Task: Take from the listing each line that has the string "Apache".

══ Records shown ══

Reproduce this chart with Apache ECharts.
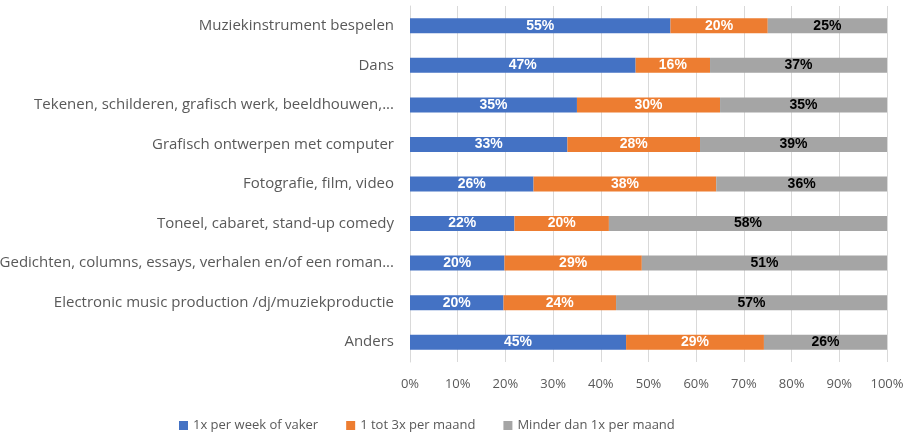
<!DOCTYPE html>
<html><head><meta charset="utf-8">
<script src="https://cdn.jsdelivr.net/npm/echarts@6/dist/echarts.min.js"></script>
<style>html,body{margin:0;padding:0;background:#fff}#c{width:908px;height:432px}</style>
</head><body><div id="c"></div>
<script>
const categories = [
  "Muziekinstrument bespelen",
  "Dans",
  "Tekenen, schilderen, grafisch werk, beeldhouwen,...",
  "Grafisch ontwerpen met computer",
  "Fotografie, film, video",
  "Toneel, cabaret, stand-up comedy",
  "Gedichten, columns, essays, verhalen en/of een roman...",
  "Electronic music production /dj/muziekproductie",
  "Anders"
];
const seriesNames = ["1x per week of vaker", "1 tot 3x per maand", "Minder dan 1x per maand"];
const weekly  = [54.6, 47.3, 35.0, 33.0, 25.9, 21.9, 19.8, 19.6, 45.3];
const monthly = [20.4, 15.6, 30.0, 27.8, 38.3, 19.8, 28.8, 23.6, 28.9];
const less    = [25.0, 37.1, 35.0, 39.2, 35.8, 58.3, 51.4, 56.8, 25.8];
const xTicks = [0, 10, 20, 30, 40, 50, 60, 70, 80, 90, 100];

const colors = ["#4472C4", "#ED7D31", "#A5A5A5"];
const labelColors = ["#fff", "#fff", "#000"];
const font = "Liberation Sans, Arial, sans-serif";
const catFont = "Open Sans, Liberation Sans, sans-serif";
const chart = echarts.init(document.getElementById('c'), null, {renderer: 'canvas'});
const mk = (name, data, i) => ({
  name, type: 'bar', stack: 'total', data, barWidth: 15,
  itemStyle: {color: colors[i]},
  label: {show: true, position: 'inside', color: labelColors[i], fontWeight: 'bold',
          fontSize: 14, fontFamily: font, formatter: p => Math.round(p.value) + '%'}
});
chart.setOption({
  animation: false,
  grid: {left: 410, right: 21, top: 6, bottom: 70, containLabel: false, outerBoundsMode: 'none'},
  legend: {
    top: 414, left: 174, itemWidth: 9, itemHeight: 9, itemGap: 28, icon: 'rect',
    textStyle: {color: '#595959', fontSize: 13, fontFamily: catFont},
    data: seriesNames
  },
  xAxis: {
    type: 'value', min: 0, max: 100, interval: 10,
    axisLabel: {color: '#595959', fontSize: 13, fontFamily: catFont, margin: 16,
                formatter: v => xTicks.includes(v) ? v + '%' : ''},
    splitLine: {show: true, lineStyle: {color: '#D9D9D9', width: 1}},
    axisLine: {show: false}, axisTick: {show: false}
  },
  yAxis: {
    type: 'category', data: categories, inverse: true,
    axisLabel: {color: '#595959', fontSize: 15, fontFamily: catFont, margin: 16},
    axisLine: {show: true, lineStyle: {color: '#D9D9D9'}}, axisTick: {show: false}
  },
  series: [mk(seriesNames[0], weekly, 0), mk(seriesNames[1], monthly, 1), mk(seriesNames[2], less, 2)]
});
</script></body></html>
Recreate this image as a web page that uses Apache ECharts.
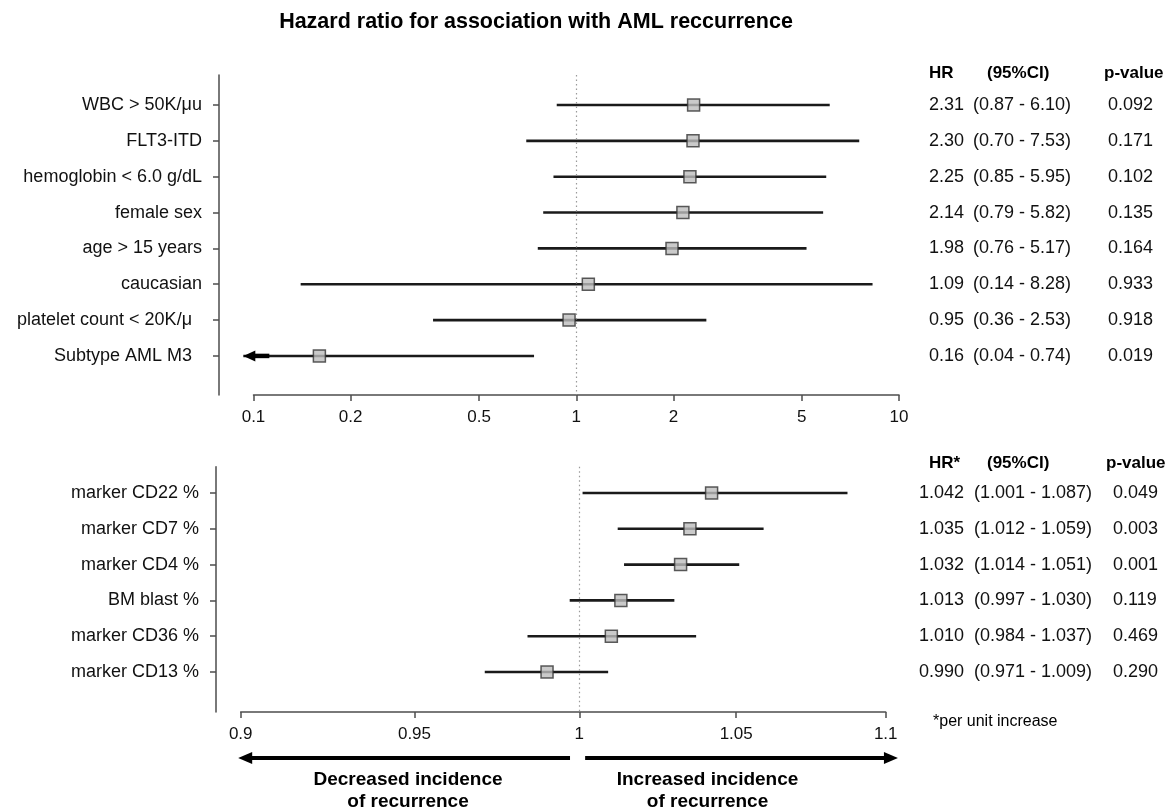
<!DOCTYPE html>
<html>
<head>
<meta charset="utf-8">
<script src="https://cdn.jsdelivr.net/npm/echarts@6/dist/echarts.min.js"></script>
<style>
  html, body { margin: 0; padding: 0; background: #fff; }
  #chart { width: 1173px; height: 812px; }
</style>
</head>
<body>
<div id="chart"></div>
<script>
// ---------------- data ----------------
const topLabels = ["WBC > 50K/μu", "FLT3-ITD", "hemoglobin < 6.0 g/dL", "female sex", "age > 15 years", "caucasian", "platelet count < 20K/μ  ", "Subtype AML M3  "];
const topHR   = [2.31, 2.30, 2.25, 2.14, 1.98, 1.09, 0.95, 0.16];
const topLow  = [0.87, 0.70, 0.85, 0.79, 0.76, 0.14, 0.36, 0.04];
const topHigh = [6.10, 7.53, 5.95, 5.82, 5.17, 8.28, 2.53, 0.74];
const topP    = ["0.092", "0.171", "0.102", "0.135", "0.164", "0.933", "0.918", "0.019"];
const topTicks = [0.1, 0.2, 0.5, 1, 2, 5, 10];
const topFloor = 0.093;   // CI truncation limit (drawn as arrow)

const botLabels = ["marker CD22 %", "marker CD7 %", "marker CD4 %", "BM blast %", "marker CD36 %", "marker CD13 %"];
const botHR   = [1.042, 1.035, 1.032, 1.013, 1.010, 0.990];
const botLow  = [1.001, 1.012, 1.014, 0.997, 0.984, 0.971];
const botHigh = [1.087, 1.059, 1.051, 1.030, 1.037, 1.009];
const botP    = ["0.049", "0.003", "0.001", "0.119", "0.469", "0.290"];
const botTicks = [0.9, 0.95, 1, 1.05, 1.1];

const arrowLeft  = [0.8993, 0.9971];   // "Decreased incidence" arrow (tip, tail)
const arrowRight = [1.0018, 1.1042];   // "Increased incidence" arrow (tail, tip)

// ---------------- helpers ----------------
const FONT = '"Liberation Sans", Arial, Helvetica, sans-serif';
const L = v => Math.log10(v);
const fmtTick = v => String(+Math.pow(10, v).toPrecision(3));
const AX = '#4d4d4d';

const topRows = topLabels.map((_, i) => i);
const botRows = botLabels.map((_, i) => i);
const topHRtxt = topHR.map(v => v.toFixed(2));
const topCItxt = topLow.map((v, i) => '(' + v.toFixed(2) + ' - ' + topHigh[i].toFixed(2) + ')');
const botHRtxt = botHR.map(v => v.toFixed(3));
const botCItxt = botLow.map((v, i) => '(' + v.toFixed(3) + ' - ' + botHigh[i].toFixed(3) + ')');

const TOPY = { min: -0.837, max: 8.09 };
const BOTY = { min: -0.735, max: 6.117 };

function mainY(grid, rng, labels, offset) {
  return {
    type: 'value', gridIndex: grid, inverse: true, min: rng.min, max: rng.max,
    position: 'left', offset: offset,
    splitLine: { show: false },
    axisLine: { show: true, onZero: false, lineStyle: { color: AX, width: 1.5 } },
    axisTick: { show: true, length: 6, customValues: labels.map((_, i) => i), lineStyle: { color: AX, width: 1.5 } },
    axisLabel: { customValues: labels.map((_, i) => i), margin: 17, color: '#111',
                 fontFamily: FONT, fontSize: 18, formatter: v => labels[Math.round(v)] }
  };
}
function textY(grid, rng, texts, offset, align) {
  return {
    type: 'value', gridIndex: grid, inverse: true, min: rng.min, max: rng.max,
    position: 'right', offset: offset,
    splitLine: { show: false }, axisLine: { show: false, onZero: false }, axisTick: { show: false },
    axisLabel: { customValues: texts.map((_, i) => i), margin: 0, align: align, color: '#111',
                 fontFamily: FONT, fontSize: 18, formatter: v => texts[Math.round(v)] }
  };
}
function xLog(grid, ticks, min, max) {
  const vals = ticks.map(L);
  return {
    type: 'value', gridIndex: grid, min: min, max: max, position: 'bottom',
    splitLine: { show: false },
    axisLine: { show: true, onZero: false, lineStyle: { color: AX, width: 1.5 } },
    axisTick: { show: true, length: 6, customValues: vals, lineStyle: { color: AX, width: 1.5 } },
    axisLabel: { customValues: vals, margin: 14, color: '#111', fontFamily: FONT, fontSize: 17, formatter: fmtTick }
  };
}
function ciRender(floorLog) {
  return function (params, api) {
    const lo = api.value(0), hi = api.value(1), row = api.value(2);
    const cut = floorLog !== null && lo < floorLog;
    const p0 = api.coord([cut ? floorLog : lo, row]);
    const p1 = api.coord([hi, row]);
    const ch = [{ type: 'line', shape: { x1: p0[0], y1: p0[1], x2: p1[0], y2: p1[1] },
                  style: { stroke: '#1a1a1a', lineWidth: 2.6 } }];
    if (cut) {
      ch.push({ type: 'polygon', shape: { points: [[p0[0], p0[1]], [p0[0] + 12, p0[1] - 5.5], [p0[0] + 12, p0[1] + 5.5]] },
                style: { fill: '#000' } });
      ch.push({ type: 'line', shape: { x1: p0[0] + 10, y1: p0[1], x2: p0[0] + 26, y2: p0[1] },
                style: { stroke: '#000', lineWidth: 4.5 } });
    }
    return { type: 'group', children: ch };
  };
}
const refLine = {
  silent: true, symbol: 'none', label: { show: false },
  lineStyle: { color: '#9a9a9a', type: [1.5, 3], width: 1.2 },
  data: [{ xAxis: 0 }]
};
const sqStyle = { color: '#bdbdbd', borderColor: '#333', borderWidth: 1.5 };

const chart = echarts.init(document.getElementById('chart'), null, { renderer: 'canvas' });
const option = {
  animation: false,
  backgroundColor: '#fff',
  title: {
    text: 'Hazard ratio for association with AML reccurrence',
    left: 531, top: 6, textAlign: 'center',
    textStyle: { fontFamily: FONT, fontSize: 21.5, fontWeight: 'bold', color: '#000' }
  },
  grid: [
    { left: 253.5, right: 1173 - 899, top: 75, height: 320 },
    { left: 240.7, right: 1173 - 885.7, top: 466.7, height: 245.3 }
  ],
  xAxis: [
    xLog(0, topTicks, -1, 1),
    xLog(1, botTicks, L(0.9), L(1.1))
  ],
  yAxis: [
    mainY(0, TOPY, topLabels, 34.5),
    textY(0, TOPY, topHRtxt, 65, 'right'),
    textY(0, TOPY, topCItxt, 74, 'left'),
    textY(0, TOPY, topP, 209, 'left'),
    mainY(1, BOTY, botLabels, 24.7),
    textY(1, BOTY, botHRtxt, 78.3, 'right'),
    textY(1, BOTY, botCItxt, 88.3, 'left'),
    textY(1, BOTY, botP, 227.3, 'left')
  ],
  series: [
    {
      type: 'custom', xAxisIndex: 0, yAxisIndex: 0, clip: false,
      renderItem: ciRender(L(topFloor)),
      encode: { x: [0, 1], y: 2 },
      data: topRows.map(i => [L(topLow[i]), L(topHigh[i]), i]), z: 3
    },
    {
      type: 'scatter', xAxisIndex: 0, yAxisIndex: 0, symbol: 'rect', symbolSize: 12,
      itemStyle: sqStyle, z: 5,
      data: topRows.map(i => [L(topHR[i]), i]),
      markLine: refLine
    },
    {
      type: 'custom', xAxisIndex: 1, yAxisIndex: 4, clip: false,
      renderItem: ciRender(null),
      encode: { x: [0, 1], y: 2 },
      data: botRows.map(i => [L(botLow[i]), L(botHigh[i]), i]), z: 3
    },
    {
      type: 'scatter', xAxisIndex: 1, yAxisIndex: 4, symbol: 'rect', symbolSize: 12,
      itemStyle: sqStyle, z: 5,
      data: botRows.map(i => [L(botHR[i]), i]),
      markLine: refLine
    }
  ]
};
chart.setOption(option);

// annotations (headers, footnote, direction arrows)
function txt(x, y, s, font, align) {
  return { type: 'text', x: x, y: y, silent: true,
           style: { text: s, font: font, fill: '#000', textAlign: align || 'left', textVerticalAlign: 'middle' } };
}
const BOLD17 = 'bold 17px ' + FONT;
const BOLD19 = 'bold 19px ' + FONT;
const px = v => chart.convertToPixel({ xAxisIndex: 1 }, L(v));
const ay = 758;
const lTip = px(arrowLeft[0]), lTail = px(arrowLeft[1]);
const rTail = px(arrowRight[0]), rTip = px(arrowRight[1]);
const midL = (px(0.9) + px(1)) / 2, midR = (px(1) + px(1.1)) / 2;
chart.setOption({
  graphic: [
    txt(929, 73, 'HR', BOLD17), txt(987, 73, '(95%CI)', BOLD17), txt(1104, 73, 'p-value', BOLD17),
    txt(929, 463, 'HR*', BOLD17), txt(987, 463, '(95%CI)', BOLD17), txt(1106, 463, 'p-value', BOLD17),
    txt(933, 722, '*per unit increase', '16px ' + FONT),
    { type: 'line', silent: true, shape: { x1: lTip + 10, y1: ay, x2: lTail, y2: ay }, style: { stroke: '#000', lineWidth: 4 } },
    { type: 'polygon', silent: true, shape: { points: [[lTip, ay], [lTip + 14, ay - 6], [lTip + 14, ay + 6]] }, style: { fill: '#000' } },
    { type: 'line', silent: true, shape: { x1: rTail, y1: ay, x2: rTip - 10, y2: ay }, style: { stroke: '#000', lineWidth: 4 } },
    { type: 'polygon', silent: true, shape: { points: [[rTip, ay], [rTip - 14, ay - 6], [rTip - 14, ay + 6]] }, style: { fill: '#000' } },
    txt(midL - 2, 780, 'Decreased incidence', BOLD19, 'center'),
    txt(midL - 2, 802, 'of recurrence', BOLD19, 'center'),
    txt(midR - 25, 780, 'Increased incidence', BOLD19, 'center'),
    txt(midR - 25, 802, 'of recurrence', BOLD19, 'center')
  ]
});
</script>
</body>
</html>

═══

Output for this task:
Reproduce this chart with Apache ECharts.
Recreate this image as a web page that uses Apache ECharts.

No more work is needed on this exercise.